Dataset excerpt =
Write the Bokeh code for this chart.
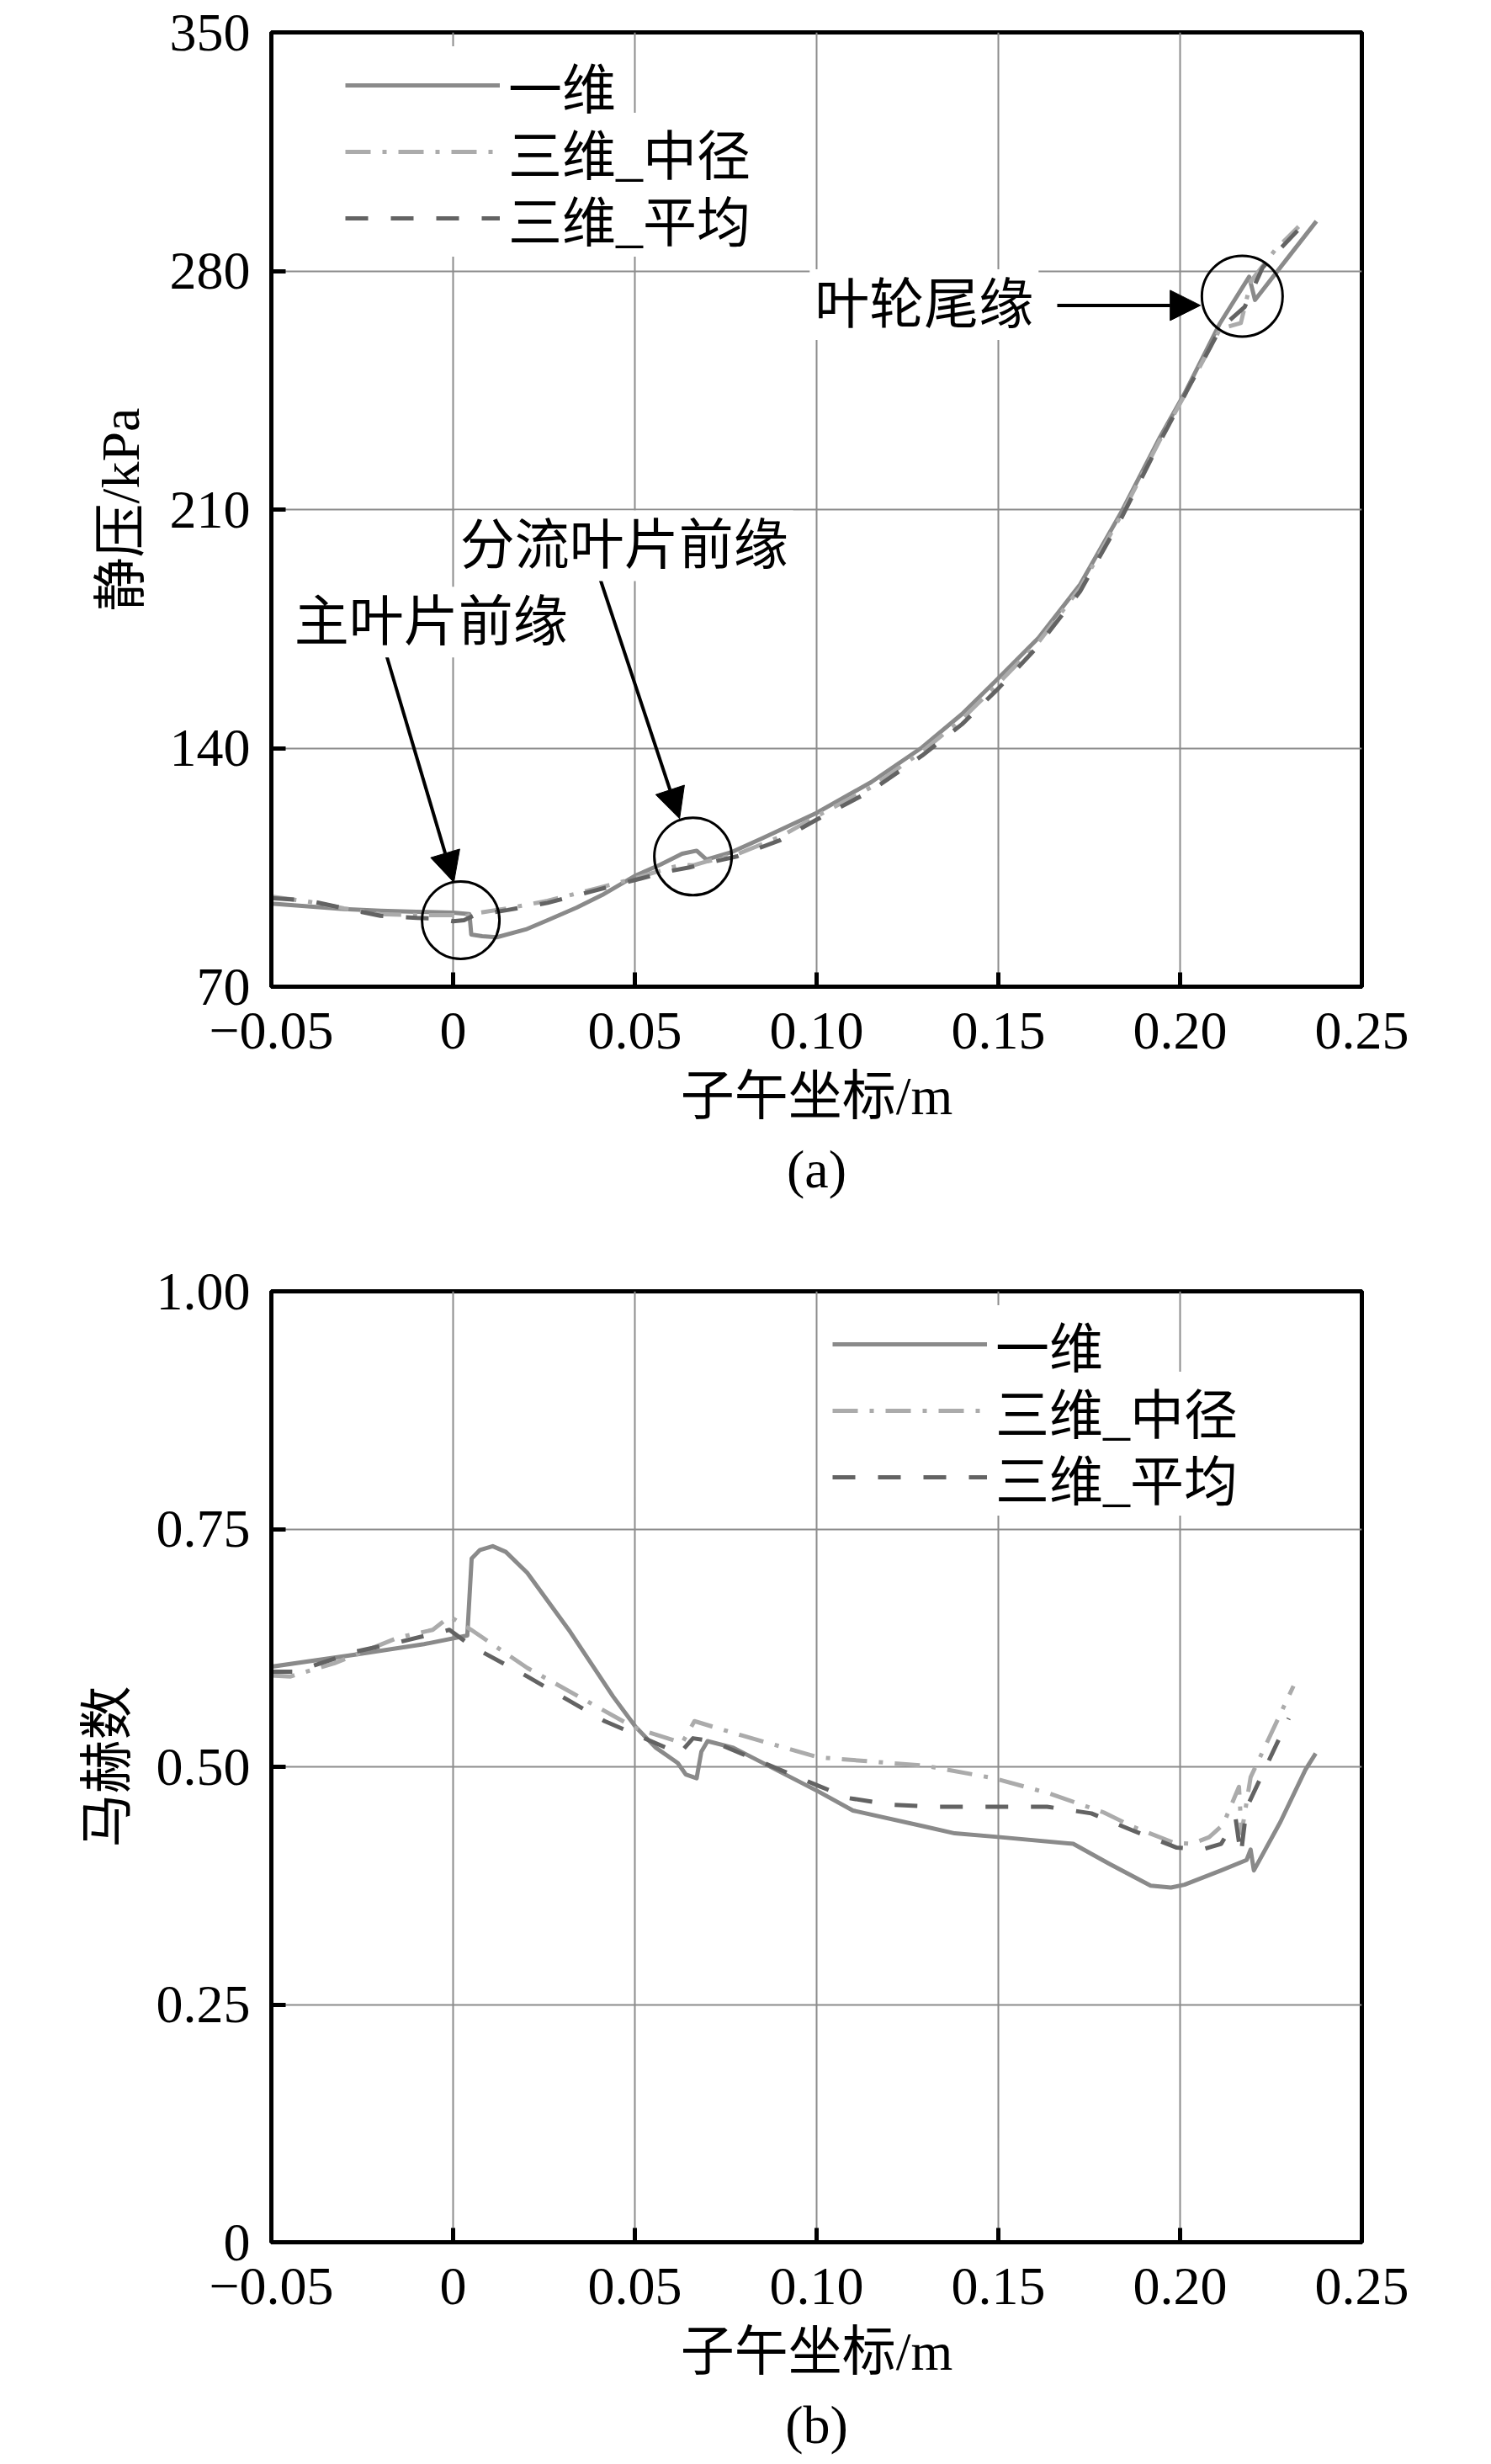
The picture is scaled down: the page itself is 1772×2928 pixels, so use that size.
from bokeh.plotting import figure
from bokeh.models import (FixedTicker, Legend, LegendItem, Label, Arrow,
                          NormalHead, Title, Range1d)
from bokeh.layouts import column
from bokeh.embed import file_html
from bokeh.resources import INLINE

# ---------------- ticks ----------------
x_ticks = [-0.05, 0.0, 0.05, 0.10, 0.15, 0.20, 0.25]
x_tick_labels = ["\u22120.05", "0", "0.05", "0.10", "0.15", "0.20", "0.25"]
pa_ticks = [70, 140, 210, 280, 350]
pa_tick_labels = ["70", "140", "210", "280", "350"]
ma_ticks = [0.0, 0.25, 0.50, 0.75, 1.00]
ma_tick_labels = ["0", "0.25", "0.50", "0.75", "1.00"]

series_names = ["一维", "三维_中径", "三维_平均"]

# ---------------- data: panel (a) static pressure (kPa) ----------------
a_1d_x = [-0.05, -0.04, -0.03, -0.02, -0.01, 0.0, 0.0045, 0.0050, 0.008, 0.012,
          0.020, 0.026, 0.034, 0.041, 0.050, 0.057, 0.063, 0.067, 0.0697, 0.0764,
          0.085, 0.100, 0.115, 0.129, 0.140, 0.150, 0.161, 0.1725, 0.1836, 0.1945,
          0.2012, 0.211, 0.219, 0.2206, 0.229, 0.2375]
a_1d_y = [94.4, 93.6, 92.8, 92.3, 92.0, 91.7, 91.3, 85.3, 84.8, 84.5,
          86.8, 89.5, 93.2, 96.9, 102.5, 105.8, 109.0, 109.9, 107.3, 109.4,
          113.5, 121.0, 130.0, 140.2, 150.0, 160.5, 172.3, 188.0, 208.8, 231.3,
          244.0, 264.7, 278.3, 271.5, 283.0, 294.6]

a_mid_x = [-0.05, -0.04, -0.03, -0.02, -0.01, 0.0, 0.003, 0.006, 0.015, 0.026,
           0.040, 0.050, 0.060, 0.063, 0.066, 0.070, 0.078, 0.090, 0.100, 0.115,
           0.129, 0.140, 0.150, 0.161, 0.1725, 0.1836, 0.1945, 0.2012, 0.211, 0.2167,
           0.2195, 0.226, 0.2326]
a_mid_y = [96.4, 95.0, 93.0, 91.3, 91.0, 91.0, 90.5, 91.5, 93.0, 95.2,
           99.0, 101.8, 105.0, 105.8, 105.6, 106.8, 108.8, 114.0, 120.0, 128.5,
           139.0, 148.5, 159.0, 171.0, 187.0, 208.0, 230.5, 243.5, 263.0, 264.7,
           277.0, 286.0, 293.0]

a_avg_x = [-0.05, -0.04, -0.03, -0.02, -0.01, -0.004, 0.0, 0.003, 0.006, 0.015,
           0.026, 0.040, 0.050, 0.060, 0.065, 0.070, 0.078, 0.090, 0.100, 0.115,
           0.129, 0.140, 0.150, 0.161, 0.1725, 0.1836, 0.1945, 0.2012, 0.211, 0.2178,
           0.2227, 0.228, 0.2338]
a_avg_y = [96.0, 95.3, 93.0, 90.8, 90.2, 90.0, 89.2, 89.5, 91.0, 92.5,
           94.6, 98.5, 101.3, 104.0, 105.0, 106.3, 108.2, 113.0, 119.0, 127.5,
           137.8, 147.0, 157.5, 170.0, 186.0, 207.0, 230.0, 243.5, 263.0, 269.5,
           281.0, 287.0, 293.5]

# ---------------- data: panel (b) Mach number ----------------
b_1d_x = [-0.0505, -0.027, -0.008, 0.0039, 0.0051, 0.0074, 0.0109, 0.0145, 0.0204, 0.0322,
          0.044, 0.0502, 0.0558, 0.0618, 0.064, 0.067, 0.0683, 0.070, 0.0771, 0.1005,
          0.110, 0.130, 0.138, 0.1505, 0.1706, 0.1805, 0.1919, 0.1975, 0.2012, 0.2113,
          0.2183, 0.2194, 0.2203, 0.2276, 0.2345, 0.2373]
b_1d_y = [0.605, 0.618, 0.629, 0.638, 0.719, 0.728, 0.732, 0.726, 0.704, 0.642,
          0.574, 0.542, 0.520, 0.504, 0.492, 0.488, 0.516, 0.527, 0.520, 0.474,
          0.454, 0.437, 0.430, 0.426, 0.419, 0.398, 0.375, 0.373, 0.376, 0.391,
          0.402, 0.413, 0.391, 0.442, 0.497, 0.514]

b_mid_x = [-0.0505, -0.0447, -0.0326, -0.015, -0.0056, -0.0009, 0.005, 0.0204, 0.050, 0.063,
           0.0664, 0.0794, 0.1005, 0.130, 0.1488, 0.164, 0.179, 0.187, 0.1984, 0.2032,
           0.208, 0.2118, 0.2162, 0.2169, 0.2194, 0.2312]
b_mid_y = [0.596, 0.595, 0.609, 0.636, 0.644, 0.658, 0.644, 0.604, 0.541, 0.525,
           0.548, 0.533, 0.510, 0.501, 0.488, 0.472, 0.452, 0.437, 0.420, 0.419,
           0.426, 0.439, 0.479, 0.430, 0.489, 0.585]

b_avg_x = [-0.0505, -0.0433, -0.027, -0.015, -0.001, 0.005, 0.0204, 0.0417, 0.0502, 0.0623,
           0.066, 0.0711, 0.1005, 0.109, 0.121, 0.1317, 0.1634, 0.1756, 0.187, 0.1991,
           0.206, 0.2113, 0.2153, 0.2167, 0.2183, 0.2299]
b_avg_y = [0.600, 0.600, 0.621, 0.631, 0.644, 0.627, 0.595, 0.548, 0.534, 0.514,
           0.530, 0.527, 0.480, 0.467, 0.460, 0.458, 0.458, 0.451, 0.433, 0.415,
           0.413, 0.419, 0.445, 0.407, 0.457, 0.551]

# annotation circles in panel (a)
circle_x = [0.0021, 0.066, 0.2171]
circle_y = [89.5, 108.2, 272.6]

FONT = "'Liberation Serif', 'Noto Sans CJK SC'"
FS = "64px"
GRID = "#8c8c8c"
STYLES = [dict(color="#8a8a8a", dash="solid"),
          dict(color="#ababab", dash="30 14 5 14"),
          dict(color="#636363", dash="27 27")]


def make_fig(height, y_range, yticks, ylabels, ylabel, caption, mb_top, mb_bottom):
    p = figure(width=1772, height=height, output_backend="svg", toolbar_location=None,
               x_range=Range1d(-0.05, 0.25), y_range=Range1d(*y_range),
               min_border_left=322, min_border_right=154,
               min_border_top=mb_top, min_border_bottom=mb_bottom,
               background_fill_color="white", border_fill_color="white")
    p.xaxis.ticker = FixedTicker(ticks=x_ticks)
    p.xaxis.major_label_overrides = {t: s for t, s in zip(x_ticks, x_tick_labels)}
    p.yaxis.ticker = FixedTicker(ticks=yticks)
    p.yaxis.major_label_overrides = {t: s for t, s in zip(yticks, ylabels)}
    for ax in (p.xaxis[0], p.yaxis[0]):
        ax.axis_line_width = 5
        ax.axis_line_color = "black"
        ax.major_tick_in = 17
        ax.major_tick_out = 0
        ax.major_tick_line_width = 5
        ax.major_tick_line_color = "black"
        ax.minor_tick_line_color = None
        ax.major_label_text_font = FONT
        ax.major_label_text_font_size = FS
        ax.major_label_text_color = "black"
        ax.axis_label_text_font = FONT
        ax.axis_label_text_font_size = FS
        ax.axis_label_text_font_style = "normal"
        ax.axis_label_text_color = "black"
    p.xaxis.major_label_standoff = 31
    p.yaxis.major_label_standoff = 25
    p.xaxis.axis_label = "子午坐标/m"
    p.xaxis.axis_label_standoff = 18
    p.yaxis.axis_label = ylabel
    p.yaxis.axis_label_standoff = 20
    p.grid.grid_line_color = GRID
    p.grid.grid_line_width = 2
    p.outline_line_color = "black"
    p.outline_line_width = 5
    p.outline_line_alpha = 1
    p.add_layout(Title(text=caption, align="center", text_font=FONT, text_font_size=FS,
                       text_font_style="normal", text_color="black", standoff=23), "below")
    return p


def add_series(p, xs, ys, legend_x, row_y):
    rends = []
    for x, y, st in zip(xs, ys, STYLES):
        r = p.line(x, y, line_color=st["color"], line_width=5, line_dash=st["dash"],
                   line_join="round")
        rends.append(r)
    # one single-item legend per row (exact row pitch); bottom row drawn first
    rows = list(zip(series_names, rends, row_y))
    for name, r, ry in reversed(rows):
        leg = Legend(items=[LegendItem(label=name, renderers=[r])],
                     location=(legend_x, ry), glyph_width=184, glyph_height=60,
                     label_standoff=10, spacing=0, padding=0, margin=0,
                     border_line_color=None, background_fill_color="white",
                     background_fill_alpha=1.0, label_text_font=FONT,
                     label_text_font_size=FS, label_text_color="black")
        p.add_layout(leg)
    return rends


def arrow(p, xs, ys, xe, ye):
    p.add_layout(Arrow(end=NormalHead(size=36, fill_color="black", line_color="black",
                                      line_width=1),
                       x_start=xs, y_start=ys, x_end=xe, y_end=ye,
                       line_color="black", line_width=4))


def note(p, x, y, txt):
    p.add_layout(Label(x=x, y=y, text=txt, text_font=FONT, text_font_size="65px",
                       text_color="black", text_align="left", text_baseline="middle",
                       background_fill_color="white", background_fill_alpha=1.0,
                       padding=6))


# ---------------- panel (a) ----------------
pa = make_fig(1480, (70, 350), pa_ticks, pa_tick_labels, "静压/kPa", "(a)", 38, 308)
add_series(pa, [a_1d_x, a_mid_x, a_avg_x], [a_1d_y, a_mid_y, a_avg_y], 88,
           [1025, 946, 867])

pa.scatter(circle_x[:2], circle_y[:2], size=92, marker="circle", fill_color=None,
           line_color="black", line_width=3)
pa.scatter(circle_x[2:], circle_y[2:], size=96, marker="circle", fill_color=None,
           line_color="black", line_width=3)

arrow(pa, -0.0183, 167.1, 0.0002, 100.6)
arrow(pa, 0.0405, 189.5, 0.0623, 119.3)
arrow(pa, 0.1662, 269.9, 0.2056, 269.9)

note(pa, 0.0005, 199.4, "分流叶片前缘")
note(pa, -0.0451, 177.0, "主叶片前缘")
note(pa, 0.0981, 270.1, "叶轮尾缘")

# ---------------- panel (b) ----------------
pb = make_fig(1448, (0, 1), ma_ticks, ma_tick_labels, "马赫数", "(b)", 54, 260)
add_series(pb, [b_1d_x, b_mid_x, b_avg_x], [b_1d_y, b_mid_y, b_avg_y], 667,
           [1021, 942, 863])

layout = column(pa, pb, spacing=0)
open("out.html", "w").write(file_html(layout, INLINE))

The exercise = Write out an exact copy of the listing, first line through the line containing "from bokeh.resources import INLINE", with the pictures left out.

Reply =
Write the Bokeh code for this chart.
The picture is scaled down: the page itself is 1772×2928 pixels, so use that size.
from bokeh.plotting import figure
from bokeh.models import (FixedTicker, Legend, LegendItem, Label, Arrow,
                          NormalHead, Title, Range1d)
from bokeh.layouts import column
from bokeh.embed import file_html
from bokeh.resources import INLINE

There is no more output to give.